• **EXERCISE MATERIALS**:
++++++

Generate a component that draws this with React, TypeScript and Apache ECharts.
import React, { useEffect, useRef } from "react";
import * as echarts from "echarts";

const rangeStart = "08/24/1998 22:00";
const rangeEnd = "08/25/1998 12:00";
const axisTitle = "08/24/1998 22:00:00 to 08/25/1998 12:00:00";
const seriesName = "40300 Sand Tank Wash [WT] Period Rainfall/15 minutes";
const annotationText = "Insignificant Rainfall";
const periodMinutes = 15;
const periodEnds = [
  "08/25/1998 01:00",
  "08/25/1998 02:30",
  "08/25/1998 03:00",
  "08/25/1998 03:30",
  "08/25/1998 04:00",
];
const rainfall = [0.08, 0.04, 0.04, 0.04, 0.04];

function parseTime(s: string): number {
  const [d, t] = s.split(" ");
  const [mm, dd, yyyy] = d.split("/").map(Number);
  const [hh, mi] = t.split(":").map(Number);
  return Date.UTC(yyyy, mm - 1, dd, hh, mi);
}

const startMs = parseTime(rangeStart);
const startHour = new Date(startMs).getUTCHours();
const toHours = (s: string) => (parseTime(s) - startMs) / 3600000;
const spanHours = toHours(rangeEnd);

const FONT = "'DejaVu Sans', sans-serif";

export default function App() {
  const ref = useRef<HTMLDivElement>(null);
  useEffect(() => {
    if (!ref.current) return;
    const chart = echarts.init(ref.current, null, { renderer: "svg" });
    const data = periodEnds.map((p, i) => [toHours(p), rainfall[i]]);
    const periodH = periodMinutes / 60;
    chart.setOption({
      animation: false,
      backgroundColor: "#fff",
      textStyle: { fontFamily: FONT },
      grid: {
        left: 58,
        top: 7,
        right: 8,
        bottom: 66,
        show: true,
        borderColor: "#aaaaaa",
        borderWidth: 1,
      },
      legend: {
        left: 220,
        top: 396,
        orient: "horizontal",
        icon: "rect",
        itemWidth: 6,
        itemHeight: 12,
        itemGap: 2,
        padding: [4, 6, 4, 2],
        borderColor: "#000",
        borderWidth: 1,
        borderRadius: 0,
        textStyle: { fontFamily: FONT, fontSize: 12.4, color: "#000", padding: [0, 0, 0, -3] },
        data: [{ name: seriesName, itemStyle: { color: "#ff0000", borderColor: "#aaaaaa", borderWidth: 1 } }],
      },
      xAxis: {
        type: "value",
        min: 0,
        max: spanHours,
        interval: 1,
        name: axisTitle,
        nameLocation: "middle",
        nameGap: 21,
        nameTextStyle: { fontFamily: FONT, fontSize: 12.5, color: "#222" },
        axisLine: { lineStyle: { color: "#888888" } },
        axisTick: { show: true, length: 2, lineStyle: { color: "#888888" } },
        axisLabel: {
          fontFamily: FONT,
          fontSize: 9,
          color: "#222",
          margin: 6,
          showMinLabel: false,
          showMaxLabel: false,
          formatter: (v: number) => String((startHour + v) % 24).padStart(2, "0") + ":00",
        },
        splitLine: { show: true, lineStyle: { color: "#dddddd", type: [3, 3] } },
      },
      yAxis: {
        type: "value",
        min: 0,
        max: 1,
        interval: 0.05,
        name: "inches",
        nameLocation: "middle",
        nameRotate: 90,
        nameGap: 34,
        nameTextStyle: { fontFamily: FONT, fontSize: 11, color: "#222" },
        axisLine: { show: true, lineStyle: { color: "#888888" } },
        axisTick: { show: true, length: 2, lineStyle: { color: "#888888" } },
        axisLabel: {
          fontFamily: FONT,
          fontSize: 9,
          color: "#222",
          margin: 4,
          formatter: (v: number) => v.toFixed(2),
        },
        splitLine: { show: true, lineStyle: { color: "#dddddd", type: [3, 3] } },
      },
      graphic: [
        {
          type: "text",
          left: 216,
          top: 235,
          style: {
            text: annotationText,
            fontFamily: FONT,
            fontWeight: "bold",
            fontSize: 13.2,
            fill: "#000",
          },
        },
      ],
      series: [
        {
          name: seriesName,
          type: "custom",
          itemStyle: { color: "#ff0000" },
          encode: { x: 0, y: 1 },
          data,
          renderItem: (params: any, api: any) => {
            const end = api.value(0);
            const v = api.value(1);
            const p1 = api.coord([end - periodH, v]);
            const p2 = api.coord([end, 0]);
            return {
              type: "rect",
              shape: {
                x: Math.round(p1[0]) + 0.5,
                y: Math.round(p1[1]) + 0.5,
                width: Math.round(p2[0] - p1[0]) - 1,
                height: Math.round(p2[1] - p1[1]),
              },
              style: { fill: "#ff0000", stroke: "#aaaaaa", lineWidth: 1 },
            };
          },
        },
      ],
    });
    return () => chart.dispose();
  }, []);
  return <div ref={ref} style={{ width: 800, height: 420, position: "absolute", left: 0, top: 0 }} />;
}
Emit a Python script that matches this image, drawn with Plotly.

++++++

• **YOUR INSTRUCTIONS**: Extract each line from the listing above, please, and repeat it exactly.

• **TASK ANSWER**:
Generate a component that draws this with React, TypeScript and Apache ECharts.
import React, { useEffect, useRef } from "react";
import * as echarts from "echarts";

const rangeStart = "08/24/1998 22:00";
const rangeEnd = "08/25/1998 12:00";
const axisTitle = "08/24/1998 22:00:00 to 08/25/1998 12:00:00";
const seriesName = "40300 Sand Tank Wash [WT] Period Rainfall/15 minutes";
const annotationText = "Insignificant Rainfall";
const periodMinutes = 15;
const periodEnds = [
  "08/25/1998 01:00",
  "08/25/1998 02:30",
  "08/25/1998 03:00",
  "08/25/1998 03:30",
  "08/25/1998 04:00",
];
const rainfall = [0.08, 0.04, 0.04, 0.04, 0.04];

function parseTime(s: string): number {
  const [d, t] = s.split(" ");
  const [mm, dd, yyyy] = d.split("/").map(Number);
  const [hh, mi] = t.split(":").map(Number);
  return Date.UTC(yyyy, mm - 1, dd, hh, mi);
}

const startMs = parseTime(rangeStart);
const startHour = new Date(startMs).getUTCHours();
const toHours = (s: string) => (parseTime(s) - startMs) / 3600000;
const spanHours = toHours(rangeEnd);

const FONT = "'DejaVu Sans', sans-serif";

export default function App() {
  const ref = useRef<HTMLDivElement>(null);
  useEffect(() => {
    if (!ref.current) return;
    const chart = echarts.init(ref.current, null, { renderer: "svg" });
    const data = periodEnds.map((p, i) => [toHours(p), rainfall[i]]);
    const periodH = periodMinutes / 60;
    chart.setOption({
      animation: false,
      backgroundColor: "#fff",
      textStyle: { fontFamily: FONT },
      grid: {
        left: 58,
        top: 7,
        right: 8,
        bottom: 66,
        show: true,
        borderColor: "#aaaaaa",
        borderWidth: 1,
      },
      legend: {
        left: 220,
        top: 396,
        orient: "horizontal",
        icon: "rect",
        itemWidth: 6,
        itemHeight: 12,
        itemGap: 2,
        padding: [4, 6, 4, 2],
        borderColor: "#000",
        borderWidth: 1,
        borderRadius: 0,
        textStyle: { fontFamily: FONT, fontSize: 12.4, color: "#000", padding: [0, 0, 0, -3] },
        data: [{ name: seriesName, itemStyle: { color: "#ff0000", borderColor: "#aaaaaa", borderWidth: 1 } }],
      },
      xAxis: {
        type: "value",
        min: 0,
        max: spanHours,
        interval: 1,
        name: axisTitle,
        nameLocation: "middle",
        nameGap: 21,
        nameTextStyle: { fontFamily: FONT, fontSize: 12.5, color: "#222" },
        axisLine: { lineStyle: { color: "#888888" } },
        axisTick: { show: true, length: 2, lineStyle: { color: "#888888" } },
        axisLabel: {
          fontFamily: FONT,
          fontSize: 9,
          color: "#222",
          margin: 6,
          showMinLabel: false,
          showMaxLabel: false,
          formatter: (v: number) => String((startHour + v) % 24).padStart(2, "0") + ":00",
        },
        splitLine: { show: true, lineStyle: { color: "#dddddd", type: [3, 3] } },
      },
      yAxis: {
        type: "value",
        min: 0,
        max: 1,
        interval: 0.05,
        name: "inches",
        nameLocation: "middle",
        nameRotate: 90,
        nameGap: 34,
        nameTextStyle: { fontFamily: FONT, fontSize: 11, color: "#222" },
        axisLine: { show: true, lineStyle: { color: "#888888" } },
        axisTick: { show: true, length: 2, lineStyle: { color: "#888888" } },
        axisLabel: {
          fontFamily: FONT,
          fontSize: 9,
          color: "#222",
          margin: 4,
          formatter: (v: number) => v.toFixed(2),
        },
        splitLine: { show: true, lineStyle: { color: "#dddddd", type: [3, 3] } },
      },
      graphic: [
        {
          type: "text",
          left: 216,
          top: 235,
          style: {
            text: annotationText,
            fontFamily: FONT,
            fontWeight: "bold",
            fontSize: 13.2,
            fill: "#000",
          },
        },
      ],
      series: [
        {
          name: seriesName,
          type: "custom",
          itemStyle: { color: "#ff0000" },
          encode: { x: 0, y: 1 },
          data,
          renderItem: (params: any, api: any) => {
            const end = api.value(0);
            const v = api.value(1);
            const p1 = api.coord([end - periodH, v]);
            const p2 = api.coord([end, 0]);
            return {
              type: "rect",
              shape: {
                x: Math.round(p1[0]) + 0.5,
                y: Math.round(p1[1]) + 0.5,
                width: Math.round(p2[0] - p1[0]) - 1,
                height: Math.round(p2[1] - p1[1]),
              },
              style: { fill: "#ff0000", stroke: "#aaaaaa", lineWidth: 1 },
            };
          },
        },
      ],
    });
    return () => chart.dispose();
  }, []);
  return <div ref={ref} style={{ width: 800, height: 420, position: "absolute", left: 0, top: 0 }} />;
}
Emit a Python script that matches this image, drawn with Plotly.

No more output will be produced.